Challenge.
Print the listing from its top line through the line containing "const yTicks = [0, 20, 40, 60, 80, 100, 120, 140];", nothing more, and leave out the pictures.

Data excerpt.

..........

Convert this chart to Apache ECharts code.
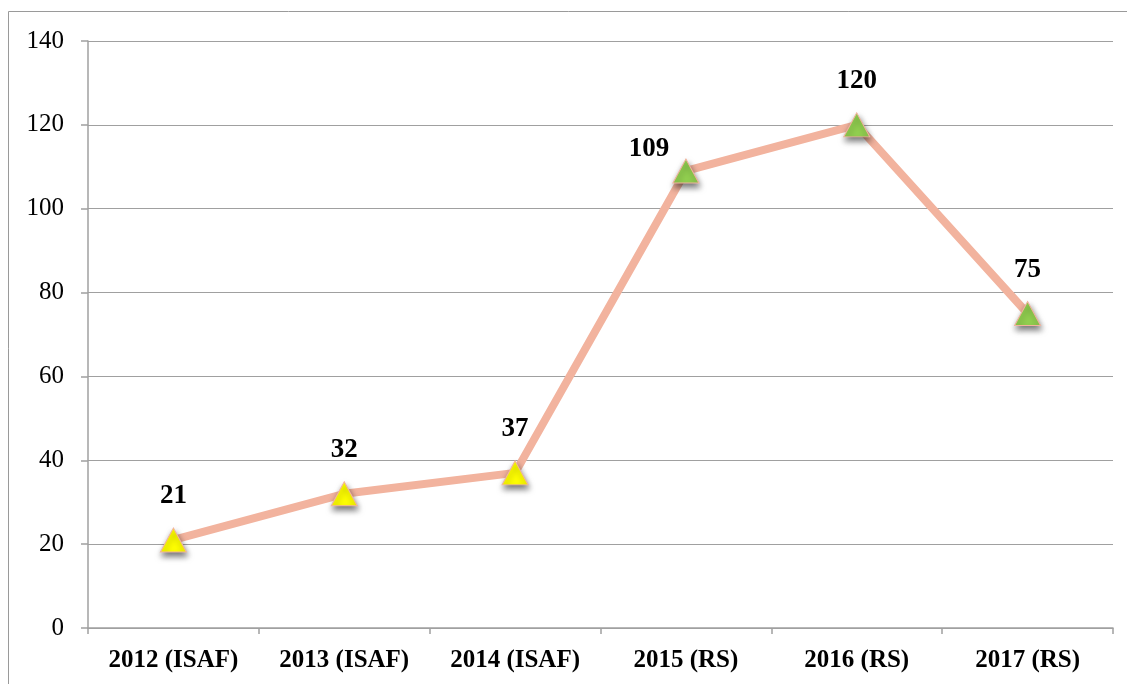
<!DOCTYPE html>
<html><head><meta charset="utf-8">
<script src="https://cdn.jsdelivr.net/npm/echarts@6/dist/echarts.min.js"></script>
<style>html,body{margin:0;padding:0;background:#fff}#c{width:1127px;height:684px}</style>
</head><body><div id="c"></div>
<script>
const categories = ['2012 (ISAF)', '2013 (ISAF)', '2014 (ISAF)', '2015 (RS)', '2016 (RS)', '2017 (RS)'];
const values = [21, 32, 37, 109, 120, 75];
const markerColors = ['#FFFF00', '#FFFF00', '#FFFF00', '#92D050', '#92D050', '#92D050'];
const yTicks = [0, 20, 40, 60, 80, 100, 120, 140];

const font = '"Liberation Serif", "Times New Roman", serif';
const chart = echarts.init(document.getElementById('c'));
const data = values.map((v, i) => {
  const d = {
    value: v,
    itemStyle: { color: markerColors[i] }
  };
  if (i === 3) d.label = { offset: [-37, 22] };
  return d;
});
chart.setOption({
  animation: false,
  graphic: [{
    type: 'rect', silent: true,
    shape: { x: 8.5, y: 11.5, width: 1140, height: 700 },
    style: { fill: 'none', stroke: '#9a9a9a', lineWidth: 1 }
  }],
  grid: { left: 88, top: 41, right: 14, bottom: 56, containLabel: false },
  xAxis: {
    type: 'category', data: categories, boundaryGap: true,
    axisLine: { lineStyle: { color: '#a0a0a0', width: 1.5 } },
    axisTick: { show: true, interval: 0, length: 6, lineStyle: { color: '#a0a0a0', width: 1.5 } },
    axisLabel: { interval: 0, fontFamily: font, fontSize: 25, fontWeight: 'bold', color: '#000', margin: 20 }
  },
  yAxis: {
    type: 'value', min: 0, max: 140, interval: 20,
    axisLine: { show: true, lineStyle: { color: '#a0a0a0', width: 1.5 } },
    axisTick: { show: true, length: 7, lineStyle: { color: '#a0a0a0', width: 1.5 } },
    splitLine: { lineStyle: { color: '#a0a0a0', width: 1.2 } },
    axisLabel: { fontFamily: font, fontSize: 25, color: '#000', margin: 24 }
  },
  series: [{
    type: 'line', data: data,
    symbol: 'triangle', symbolSize: [26, 24],
    lineStyle: { color: '#F2B39E', width: 8 },
    itemStyle: { borderColor: '#F2B39E', borderWidth: 1, shadowColor: 'rgba(0,0,0,0.55)', shadowBlur: 6, shadowOffsetY: 4, shadowOffsetX: 1 },
    label: { show: true, position: 'top', distance: 18, fontFamily: font, fontSize: 27, fontWeight: 'bold', color: '#000' },
    emphasis: { disabled: true }
  }]
});
</script></body></html>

..........

Final answer.
Convert this chart to Apache ECharts code.
<!DOCTYPE html>
<html><head><meta charset="utf-8">
<script src="https://cdn.jsdelivr.net/npm/echarts@6/dist/echarts.min.js"></script>
<style>html,body{margin:0;padding:0;background:#fff}#c{width:1127px;height:684px}</style>
</head><body><div id="c"></div>
<script>
const categories = ['2012 (ISAF)', '2013 (ISAF)', '2014 (ISAF)', '2015 (RS)', '2016 (RS)', '2017 (RS)'];
const values = [21, 32, 37, 109, 120, 75];
const markerColors = ['#FFFF00', '#FFFF00', '#FFFF00', '#92D050', '#92D050', '#92D050'];
const yTicks = [0, 20, 40, 60, 80, 100, 120, 140];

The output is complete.